Request: Copy the lines below as they are; omit the images they contain.

Source excerpt:
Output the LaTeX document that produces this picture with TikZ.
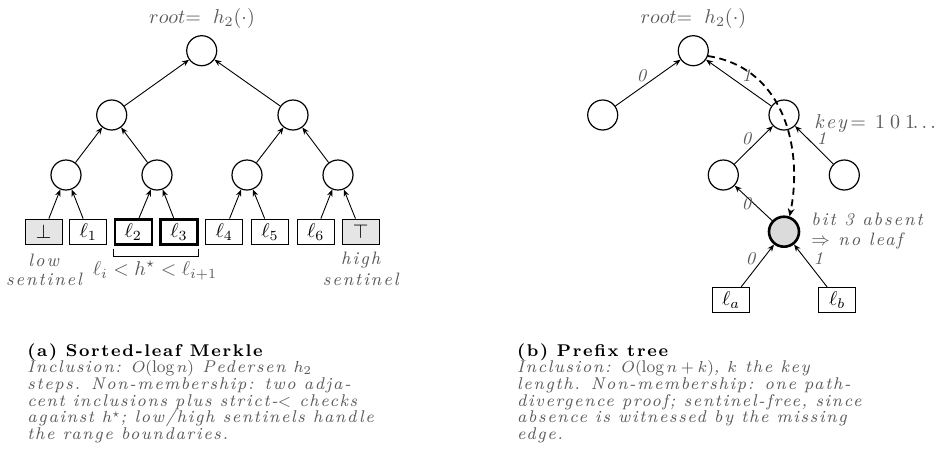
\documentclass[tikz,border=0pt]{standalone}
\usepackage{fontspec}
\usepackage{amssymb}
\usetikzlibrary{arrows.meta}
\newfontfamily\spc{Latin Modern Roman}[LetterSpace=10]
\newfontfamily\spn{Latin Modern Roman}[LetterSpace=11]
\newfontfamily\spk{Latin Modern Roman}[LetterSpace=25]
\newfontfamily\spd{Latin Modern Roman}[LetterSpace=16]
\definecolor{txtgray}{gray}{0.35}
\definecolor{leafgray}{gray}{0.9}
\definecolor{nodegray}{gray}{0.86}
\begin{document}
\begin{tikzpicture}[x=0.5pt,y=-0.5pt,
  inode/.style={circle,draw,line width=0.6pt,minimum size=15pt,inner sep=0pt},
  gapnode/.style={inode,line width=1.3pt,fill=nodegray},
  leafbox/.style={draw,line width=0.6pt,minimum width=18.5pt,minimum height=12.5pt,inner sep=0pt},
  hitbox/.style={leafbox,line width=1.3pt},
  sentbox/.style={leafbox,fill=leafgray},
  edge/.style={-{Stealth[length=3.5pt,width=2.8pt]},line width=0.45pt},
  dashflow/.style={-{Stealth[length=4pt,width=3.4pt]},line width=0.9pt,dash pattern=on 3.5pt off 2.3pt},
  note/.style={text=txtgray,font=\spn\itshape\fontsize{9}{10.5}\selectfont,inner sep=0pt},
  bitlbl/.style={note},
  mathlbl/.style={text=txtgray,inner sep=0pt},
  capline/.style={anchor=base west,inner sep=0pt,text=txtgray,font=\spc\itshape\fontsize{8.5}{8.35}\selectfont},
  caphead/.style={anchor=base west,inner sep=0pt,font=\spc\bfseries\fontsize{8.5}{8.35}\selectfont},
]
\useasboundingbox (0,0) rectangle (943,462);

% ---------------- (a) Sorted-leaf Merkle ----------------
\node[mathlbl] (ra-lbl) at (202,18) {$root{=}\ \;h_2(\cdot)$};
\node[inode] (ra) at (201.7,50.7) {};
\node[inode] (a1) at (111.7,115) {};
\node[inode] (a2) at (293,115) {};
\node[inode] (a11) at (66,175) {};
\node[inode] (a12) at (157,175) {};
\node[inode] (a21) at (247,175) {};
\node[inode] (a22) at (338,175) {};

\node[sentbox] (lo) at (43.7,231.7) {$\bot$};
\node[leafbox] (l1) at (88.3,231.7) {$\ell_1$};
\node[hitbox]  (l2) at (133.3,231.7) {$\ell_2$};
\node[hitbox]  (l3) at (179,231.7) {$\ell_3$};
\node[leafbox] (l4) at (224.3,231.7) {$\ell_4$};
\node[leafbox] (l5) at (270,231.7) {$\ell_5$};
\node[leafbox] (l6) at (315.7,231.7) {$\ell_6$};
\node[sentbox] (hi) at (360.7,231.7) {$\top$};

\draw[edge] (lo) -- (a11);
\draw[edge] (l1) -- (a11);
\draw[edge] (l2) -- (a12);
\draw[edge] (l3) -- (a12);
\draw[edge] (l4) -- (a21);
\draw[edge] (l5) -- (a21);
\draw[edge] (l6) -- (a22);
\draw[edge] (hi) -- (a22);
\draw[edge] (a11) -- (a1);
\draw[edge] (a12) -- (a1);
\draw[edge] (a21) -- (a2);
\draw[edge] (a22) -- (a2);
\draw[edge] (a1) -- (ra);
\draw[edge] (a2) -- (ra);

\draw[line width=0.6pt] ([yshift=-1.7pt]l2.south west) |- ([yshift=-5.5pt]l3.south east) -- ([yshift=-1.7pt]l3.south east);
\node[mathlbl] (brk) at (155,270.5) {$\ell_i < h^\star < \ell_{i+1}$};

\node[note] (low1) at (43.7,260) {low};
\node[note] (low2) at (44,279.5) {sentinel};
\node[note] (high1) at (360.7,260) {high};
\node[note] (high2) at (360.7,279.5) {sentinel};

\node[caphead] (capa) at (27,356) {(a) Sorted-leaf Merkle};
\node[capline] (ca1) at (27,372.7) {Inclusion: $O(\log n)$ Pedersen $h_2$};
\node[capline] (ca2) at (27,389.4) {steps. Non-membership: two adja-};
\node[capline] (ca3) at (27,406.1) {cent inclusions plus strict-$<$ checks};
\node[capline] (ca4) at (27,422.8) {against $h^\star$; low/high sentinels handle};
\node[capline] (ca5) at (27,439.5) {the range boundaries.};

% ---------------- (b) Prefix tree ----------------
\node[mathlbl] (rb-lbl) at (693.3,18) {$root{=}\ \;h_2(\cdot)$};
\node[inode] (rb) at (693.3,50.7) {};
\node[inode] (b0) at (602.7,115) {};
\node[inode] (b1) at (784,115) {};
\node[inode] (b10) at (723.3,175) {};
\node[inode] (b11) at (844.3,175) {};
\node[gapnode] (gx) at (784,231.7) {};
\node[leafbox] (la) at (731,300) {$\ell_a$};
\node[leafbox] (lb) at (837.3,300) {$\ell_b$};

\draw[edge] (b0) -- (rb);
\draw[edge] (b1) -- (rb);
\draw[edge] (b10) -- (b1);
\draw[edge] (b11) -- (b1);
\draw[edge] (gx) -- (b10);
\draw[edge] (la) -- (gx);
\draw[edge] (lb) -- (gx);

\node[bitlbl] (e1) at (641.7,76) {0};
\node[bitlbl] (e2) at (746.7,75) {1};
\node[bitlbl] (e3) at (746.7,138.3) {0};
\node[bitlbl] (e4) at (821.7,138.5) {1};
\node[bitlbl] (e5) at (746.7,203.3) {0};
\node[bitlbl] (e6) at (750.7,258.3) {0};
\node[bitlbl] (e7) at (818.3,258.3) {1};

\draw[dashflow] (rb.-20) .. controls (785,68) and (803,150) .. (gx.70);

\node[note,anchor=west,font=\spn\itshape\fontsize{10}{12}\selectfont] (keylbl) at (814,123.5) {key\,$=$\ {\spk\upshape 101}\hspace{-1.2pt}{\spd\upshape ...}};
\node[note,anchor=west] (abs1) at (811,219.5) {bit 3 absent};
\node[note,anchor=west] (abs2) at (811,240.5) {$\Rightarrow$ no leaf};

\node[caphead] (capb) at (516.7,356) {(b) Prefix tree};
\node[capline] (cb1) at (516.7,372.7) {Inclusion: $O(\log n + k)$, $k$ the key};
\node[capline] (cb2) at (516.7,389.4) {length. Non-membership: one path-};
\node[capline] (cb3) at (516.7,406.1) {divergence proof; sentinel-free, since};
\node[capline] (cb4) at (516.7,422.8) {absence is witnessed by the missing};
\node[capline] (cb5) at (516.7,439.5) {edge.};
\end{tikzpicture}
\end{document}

Correct result:
Output the LaTeX document that produces this picture with TikZ.
\documentclass[tikz,border=0pt]{standalone}
\usepackage{fontspec}
\usepackage{amssymb}
\usetikzlibrary{arrows.meta}
\newfontfamily\spc{Latin Modern Roman}[LetterSpace=10]
\newfontfamily\spn{Latin Modern Roman}[LetterSpace=11]
\newfontfamily\spk{Latin Modern Roman}[LetterSpace=25]
\newfontfamily\spd{Latin Modern Roman}[LetterSpace=16]
\definecolor{txtgray}{gray}{0.35}
\definecolor{leafgray}{gray}{0.9}
\definecolor{nodegray}{gray}{0.86}
\begin{document}
\begin{tikzpicture}[x=0.5pt,y=-0.5pt,
  inode/.style={circle,draw,line width=0.6pt,minimum size=15pt,inner sep=0pt},
  gapnode/.style={inode,line width=1.3pt,fill=nodegray},
  leafbox/.style={draw,line width=0.6pt,minimum width=18.5pt,minimum height=12.5pt,inner sep=0pt},
  hitbox/.style={leafbox,line width=1.3pt},
  sentbox/.style={leafbox,fill=leafgray},
  edge/.style={-{Stealth[length=3.5pt,width=2.8pt]},line width=0.45pt},
  dashflow/.style={-{Stealth[length=4pt,width=3.4pt]},line width=0.9pt,dash pattern=on 3.5pt off 2.3pt},
  note/.style={text=txtgray,font=\spn\itshape\fontsize{9}{10.5}\selectfont,inner sep=0pt},
  bitlbl/.style={note},
  mathlbl/.style={text=txtgray,inner sep=0pt},
  capline/.style={anchor=base west,inner sep=0pt,text=txtgray,font=\spc\itshape\fontsize{8.5}{8.35}\selectfont},
  caphead/.style={anchor=base west,inner sep=0pt,font=\spc\bfseries\fontsize{8.5}{8.35}\selectfont},
]
\useasboundingbox (0,0) rectangle (943,462);

% ---------------- (a) Sorted-leaf Merkle ----------------
\node[mathlbl] (ra-lbl) at (202,18) {$root{=}\ \;h_2(\cdot)$};
\node[inode] (ra) at (201.7,50.7) {};
\node[inode] (a1) at (111.7,115) {};
\node[inode] (a2) at (293,115) {};
\node[inode] (a11) at (66,175) {};
\node[inode] (a12) at (157,175) {};
\node[inode] (a21) at (247,175) {};
\node[inode] (a22) at (338,175) {};

\node[sentbox] (lo) at (43.7,231.7) {$\bot$};
\node[leafbox] (l1) at (88.3,231.7) {$\ell_1$};
\node[hitbox]  (l2) at (133.3,231.7) {$\ell_2$};
\node[hitbox]  (l3) at (179,231.7) {$\ell_3$};
\node[leafbox] (l4) at (224.3,231.7) {$\ell_4$};
\node[leafbox] (l5) at (270,231.7) {$\ell_5$};
\node[leafbox] (l6) at (315.7,231.7) {$\ell_6$};
\node[sentbox] (hi) at (360.7,231.7) {$\top$};

\draw[edge] (lo) -- (a11);
\draw[edge] (l1) -- (a11);
\draw[edge] (l2) -- (a12);
\draw[edge] (l3) -- (a12);
\draw[edge] (l4) -- (a21);
\draw[edge] (l5) -- (a21);
\draw[edge] (l6) -- (a22);
\draw[edge] (hi) -- (a22);
\draw[edge] (a11) -- (a1);
\draw[edge] (a12) -- (a1);
\draw[edge] (a21) -- (a2);
\draw[edge] (a22) -- (a2);
\draw[edge] (a1) -- (ra);
\draw[edge] (a2) -- (ra);

\draw[line width=0.6pt] ([yshift=-1.7pt]l2.south west) |- ([yshift=-5.5pt]l3.south east) -- ([yshift=-1.7pt]l3.south east);
\node[mathlbl] (brk) at (155,270.5) {$\ell_i < h^\star < \ell_{i+1}$};

\node[note] (low1) at (43.7,260) {low};
\node[note] (low2) at (44,279.5) {sentinel};
\node[note] (high1) at (360.7,260) {high};
\node[note] (high2) at (360.7,279.5) {sentinel};

\node[caphead] (capa) at (27,356) {(a) Sorted-leaf Merkle};
\node[capline] (ca1) at (27,372.7) {Inclusion: $O(\log n)$ Pedersen $h_2$};
\node[capline] (ca2) at (27,389.4) {steps. Non-membership: two adja-};
\node[capline] (ca3) at (27,406.1) {cent inclusions plus strict-$<$ checks};
\node[capline] (ca4) at (27,422.8) {against $h^\star$; low/high sentinels handle};
\node[capline] (ca5) at (27,439.5) {the range boundaries.};

% ---------------- (b) Prefix tree ----------------
\node[mathlbl] (rb-lbl) at (693.3,18) {$root{=}\ \;h_2(\cdot)$};
\node[inode] (rb) at (693.3,50.7) {};
\node[inode] (b0) at (602.7,115) {};
\node[inode] (b1) at (784,115) {};
\node[inode] (b10) at (723.3,175) {};
\node[inode] (b11) at (844.3,175) {};
\node[gapnode] (gx) at (784,231.7) {};
\node[leafbox] (la) at (731,300) {$\ell_a$};
\node[leafbox] (lb) at (837.3,300) {$\ell_b$};

\draw[edge] (b0) -- (rb);
\draw[edge] (b1) -- (rb);
\draw[edge] (b10) -- (b1);
\draw[edge] (b11) -- (b1);
\draw[edge] (gx) -- (b10);
\draw[edge] (la) -- (gx);
\draw[edge] (lb) -- (gx);

\node[bitlbl] (e1) at (641.7,76) {0};
\node[bitlbl] (e2) at (746.7,75) {1};
\node[bitlbl] (e3) at (746.7,138.3) {0};
\node[bitlbl] (e4) at (821.7,138.5) {1};
\node[bitlbl] (e5) at (746.7,203.3) {0};
\node[bitlbl] (e6) at (750.7,258.3) {0};
\node[bitlbl] (e7) at (818.3,258.3) {1};

\draw[dashflow] (rb.-20) .. controls (785,68) and (803,150) .. (gx.70);

\node[note,anchor=west,font=\spn\itshape\fontsize{10}{12}\selectfont] (keylbl) at (814,123.5) {key\,$=$\ {\spk\upshape 101}\hspace{-1.2pt}{\spd\upshape ...}};
\node[note,anchor=west] (abs1) at (811,219.5) {bit 3 absent};
\node[note,anchor=west] (abs2) at (811,240.5) {$\Rightarrow$ no leaf};

\node[caphead] (capb) at (516.7,356) {(b) Prefix tree};
\node[capline] (cb1) at (516.7,372.7) {Inclusion: $O(\log n + k)$, $k$ the key};
\node[capline] (cb2) at (516.7,389.4) {length. Non-membership: one path-};
\node[capline] (cb3) at (516.7,406.1) {divergence proof; sentinel-free, since};
\node[capline] (cb4) at (516.7,422.8) {absence is witnessed by the missing};
\node[capline] (cb5) at (516.7,439.5) {edge.};
\end{tikzpicture}
\end{document}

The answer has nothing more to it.